Now a Catskills-dwelling father of a little girl,
Reid is still a sports fan but no longer watches football.
"There are guys who live and die for the game
and it consumes their whole life," he says. "I can't understand that. It's a
mystery to me. There is a line between enjoying something and having it dominate your
life. We all see the stereotypical fan. What is going through the guy's head who has his
body painted and his shirt off? What an impoverished life that person must lead if he is
willing to go to that great of a length. I never understood it and I think part of it
comes from being on the other end of it. I mean, you're eighteen-years old and professors
who you don't know want to shake your hand. Women who you've never met want to be around
you and look at you as if you're special. Why am I so special? I couldn't wrap my head
around the idea that I was someone special. I felt guilty. I'm not deserving of this
attention or this adoration."
He had better get used to it, though, because his
day is coming. However, like most working stiffs, Reid knows the score.

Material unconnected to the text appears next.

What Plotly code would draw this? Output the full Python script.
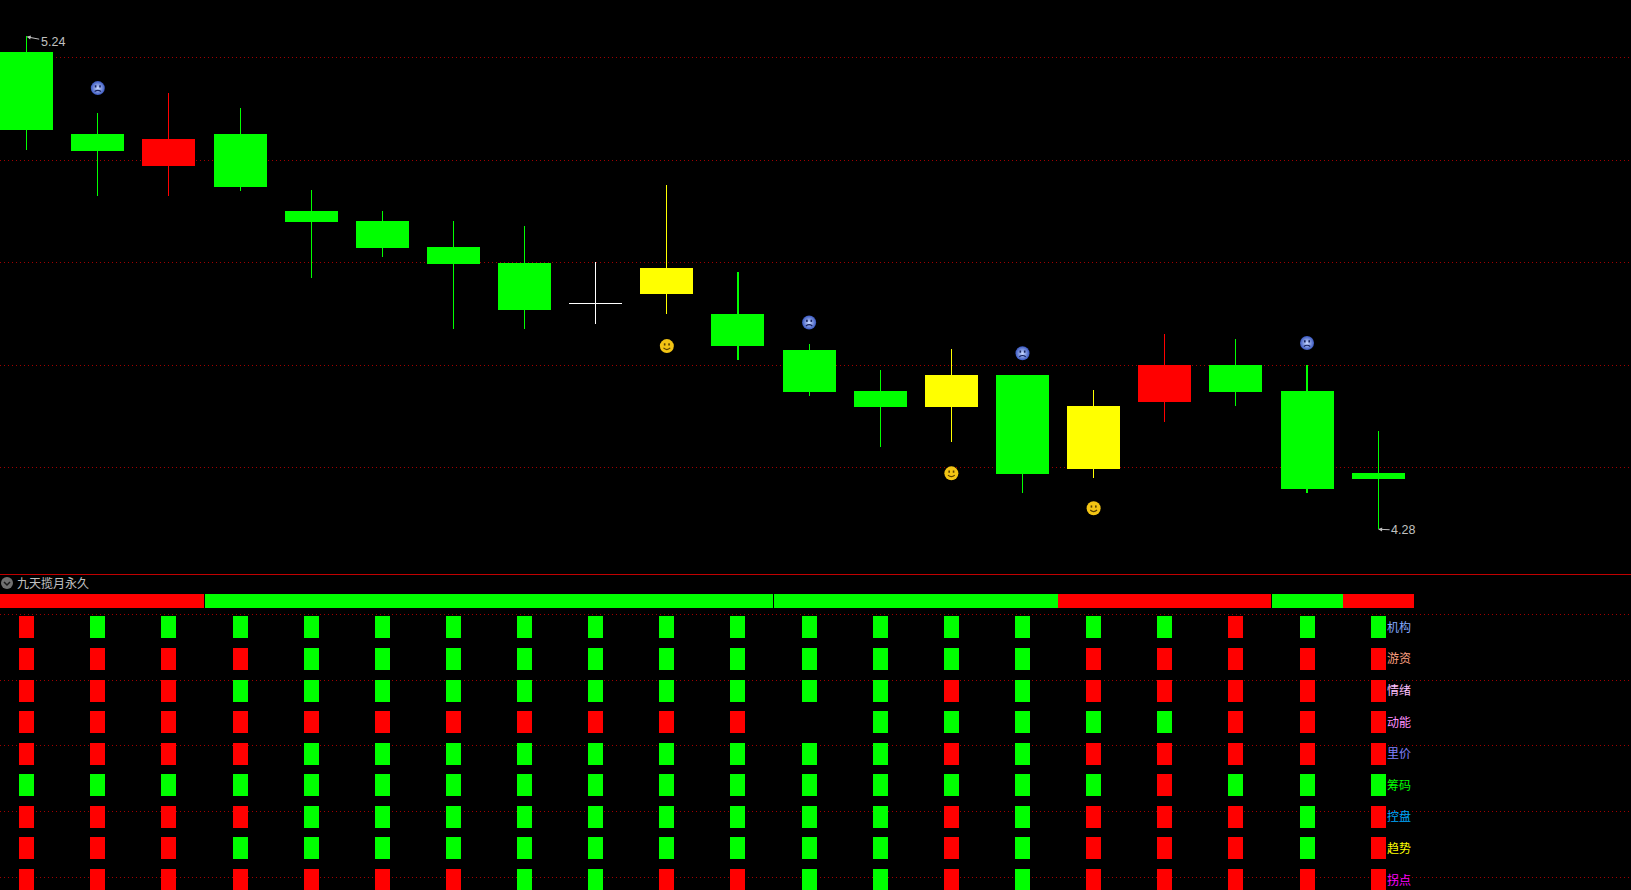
import base64
import plotly.graph_objects as go

# ---------- data ----------
idx = list(range(20))
opens  = [5.21,5.05,4.99,5.05,4.90,4.88,4.83,4.80,4.72,4.79,4.70,4.63,4.55,4.58,4.58,4.52,4.53,4.60,4.55,4.39]
closes = [5.06,5.02,5.04,4.95,4.88,4.83,4.80,4.71,4.72,4.74,4.64,4.55,4.52,4.52,4.39,4.40,4.60,4.55,4.36,4.38]
highs  = [5.24,5.09,5.13,5.10,4.94,4.90,4.88,4.87,4.80,4.95,4.78,4.64,4.59,4.63,4.58,4.55,4.66,4.65,4.60,4.47]
lows   = [5.02,4.93,4.93,4.94,4.77,4.81,4.67,4.67,4.68,4.70,4.61,4.54,4.44,4.45,4.35,4.38,4.49,4.52,4.35,4.28]
candle_colors = ["g","g","r","g","g","g","g","g","w","y","g","g","g","y","g","y","r","g","g","g"]
price_grid = [4.4,4.6,4.8,5.0,5.2]

sad_x = [1,11,14,18]
sad_y = [5.14,4.683,4.623,4.643]
happy_x = [9,13,15]
happy_y = [4.637,4.389,4.321]

strip = ["r"]*3 + ["g"]*12 + ["r"]*3 + ["g","r"]

row_names = ["机构","游资","情绪","动能","里价","筹码","控盘","趋势","拐点"]
row_label_colors = ["#80a8ff","#ffa080","#ffc0ff","#ff90ff","#8080ff","#00ff00","#00a8ff","#ffff00","#ff00ff"]
row_values = [
    "rggggggggggggggggrgg",
    "rrrrgggggggggggrrrrr",
    "rrrggggggggggrgrrrrr",
    "rrrrrrrrrrr-gggggrrr",
    "rrrrgggggggggrgrrrrr",
    "ggggggggggggggggrggg",
    "rrrrgggggggggrgrrrgr",
    "rrrggggggggggrgrrrgr",
    "rrrrrrrggrrggrgrrrrr",
]
row_levels = [9,8,7,6,5,4,3,2,1]
indicator_grid = [9.408,7.319,5.260,3.170,1.080]
panel_title = "九天揽月永久"

# ---------- style ----------
W, H = 1631, 890
SPLIT = 574
PALETTE = {"g":"#00ff00","r":"#ff0000","y":"#ffff00","w":"#ffffff"}
GRID = "#a00000"
SLOT = 71.13
FIRST = 26.68
X_RANGE = [-FIRST/SLOT, (W-FIRST)/SLOT]
PX = 513.0          # pixels per price unit
Y52 = 57.3          # pixel row of price 5.2
ROW = 31.58         # pixels per indicator level
Y_LEVEL1 = 880.04   # pixel row of level 1
BODY_PAD = 1/PX     # bodies reach one pixel below their lower price
WICK_PAD = 0.3/PX   # wick tops reach a fraction of a pixel above the high
DOJI = 0.1/PX       # a flat candle is drawn as a hairline

fig = go.Figure()

# candles
fig.add_trace(go.Bar(x=idx, y=[h-l+WICK_PAD for h,l in zip(highs,lows)], base=lows, width=0.001,
                     marker=dict(color=[PALETTE[c] for c in candle_colors], line_width=0)))
fig.add_trace(go.Bar(x=idx,
                     y=[abs(o-c)+BODY_PAD if o != c else DOJI for o,c in zip(opens,closes)],
                     base=[min(o,c)-BODY_PAD if o != c else o for o,c in zip(opens,closes)],
                     width=53/SLOT,
                     marker=dict(color=[PALETTE[c] for c in candle_colors], line_width=0)))

# emoticons: disc from a marker, face drawn over it
fig.add_trace(go.Scatter(x=sad_x, y=sad_y, mode="markers",
                         marker=dict(size=14, color="#3a58c0", line_width=0,
                                     gradient=dict(type="radial", color="#c8d8ff"))))
fig.add_trace(go.Scatter(x=happy_x, y=happy_y, mode="markers",
                         marker=dict(size=14, color="#f2c414", line_width=0)))

def face(mouth, col):
    svg = (f'<svg xmlns="http://www.w3.org/2000/svg" width="14" height="14" viewBox="0 0 14 14">'
           f'<rect x="4" y="4.2" width="1.6" height="2.2" fill="{col}"/>'
           f'<rect x="8.4" y="4.2" width="1.6" height="2.2" fill="{col}"/>'
           f'<path d="{mouth}" fill="none" stroke="{col}" stroke-width="1.2"/></svg>')
    return "data:image/svg+xml;base64," + base64.b64encode(svg.encode()).decode()

SAD_FACE = face("M3.8 10.4 Q7 8 10.2 10.4", "#16225c")
HAPPY_FACE = face("M3.6 8.8 Q7 12 10.4 8.8", "#5a4000")
images = []
for xs, ys, src in ((sad_x, sad_y, SAD_FACE), (happy_x, happy_y, HAPPY_FACE)):
    for x, y in zip(xs, ys):
        images.append(dict(source=src, xref="x", yref="y", x=x, y=y, sizex=14/SLOT, sizey=14/PX,
                           xanchor="center", yanchor="middle", sizing="stretch", layer="above"))

# indicator strip
strip_center = 1 + (Y_LEVEL1-601)/ROW
fig.add_trace(go.Bar(x=idx, y=[14/ROW]*20, base=[strip_center-7/ROW]*20, width=71/SLOT,
                     marker=dict(color=[PALETTE[c] for c in strip], line_width=0),
                     xaxis="x2", yaxis="y2"))

# indicator rows
for level, vals in zip(row_levels, row_values):
    xs = [i for i,v in zip(idx,vals) if v != "-"]
    cs = [PALETTE[v] for v in vals if v != "-"]
    fig.add_trace(go.Bar(x=xs, y=[22/ROW]*len(xs), base=[level-11/ROW]*len(xs), width=15/SLOT,
                         marker=dict(color=cs, line_width=0), xaxis="x2", yaxis="y2"))

annotations = []
for level, name, col in zip(row_levels, row_names, row_label_colors):
    annotations.append(dict(x=19, y=level, xref="x2", yref="y2", text=name, showarrow=False,
                            xanchor="left", yanchor="middle", xshift=6.5, yshift=1,
                            font=dict(family="Noto Sans CJK SC", size=12, color=col)))
annotations.append(dict(x=X_RANGE[0], y=1+(Y_LEVEL1-582)/ROW, xref="x2", yref="y2", text=panel_title,
                        showarrow=False, xanchor="left", yanchor="middle", xshift=15,
                        font=dict(family="Noto Sans CJK SC", size=12, color="#c0c0c0")))
annotations.append(dict(x=0, y=max(highs), xref="x", yref="y", text=f"{max(highs):.2f}", ax=26, ay=5,
                        showarrow=True, arrowhead=2, arrowsize=0.8, arrowwidth=1, arrowcolor="#c0c0c0",
                        font=dict(family="Liberation Sans", size=12.5, color="#c0c0c0")))
annotations.append(dict(x=19, y=min(lows), xref="x", yref="y", text=f"{min(lows):.2f}", ax=25, ay=1,
                        showarrow=True, arrowhead=2, arrowsize=0.8, arrowwidth=1, arrowcolor="#c0c0c0",
                        font=dict(family="Liberation Sans", size=12.5, color="#c0c0c0")))

shapes = [
    dict(type="line", xref="paper", yref="paper", x0=0, x1=1, y0=1-(SPLIT+.5)/H, y1=1-(SPLIT+.5)/H,
         line=dict(color="#c00000", width=1)),
    dict(type="circle", xref="paper", yref="paper", x0=1/W, x1=13/W, y0=1-589/H, y1=1-577/H,
         fillcolor="#707070", line_width=0),
    dict(type="path", xref="paper", yref="paper",
         path=f"M {4/W} {1-582/H} L {7/W} {1-585/H} L {10/W} {1-582/H}",
         line=dict(color="#1a1a1a", width=1.5)),
]

axis_common = dict(showticklabels=False, ticks="", zeroline=False, showline=False)
grid_common = dict(showgrid=True, gridcolor=GRID, gridwidth=1, griddash="1px,3px")
GRID_NUDGE = 0.2/PX
level_low = 1-(H-Y_LEVEL1)/ROW

fig.update_layout(
    width=W, height=H, margin=dict(l=0,r=0,t=0,b=0),
    paper_bgcolor="#000000", plot_bgcolor="#000000",
    showlegend=False, barmode="overlay", bargap=0, hovermode=False,
    annotations=annotations, shapes=shapes, images=images,
    xaxis=dict(range=X_RANGE, domain=[0,1], anchor="y", showgrid=False, **axis_common),
    yaxis=dict(range=[5.2-(SPLIT-Y52)/PX, 5.2+Y52/PX], domain=[1-SPLIT/H,1], anchor="x",
               tickvals=[p-GRID_NUDGE for p in price_grid], **axis_common, **grid_common),
    xaxis2=dict(range=X_RANGE, domain=[0,1], anchor="y2", showgrid=False, **axis_common),
    yaxis2=dict(range=[level_low, level_low+(H-SPLIT)/ROW], domain=[0,1-SPLIT/H], anchor="x2",
                tickvals=indicator_grid, **axis_common, **grid_common),
)

fig.write_html("out.html", config={"displayModeBar": False},
               post_script="document.body.style.margin='0';document.body.style.background='#000';document.documentElement.style.overflow='hidden';")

He fears "the knowledge that any moment you'll
be working with your back. Many blue-collar writers write to rescue themselves from the
fate that happens to their fellow blue-collar workers. They write to save themselves. Many
serious writers put the message or the theme first at the expense of the character and the
story. I want to tell a story first. All the other stuff follows."
We'll be following you, buddy, behind your next
literary touchdown. Spike that ball and do a victory dance!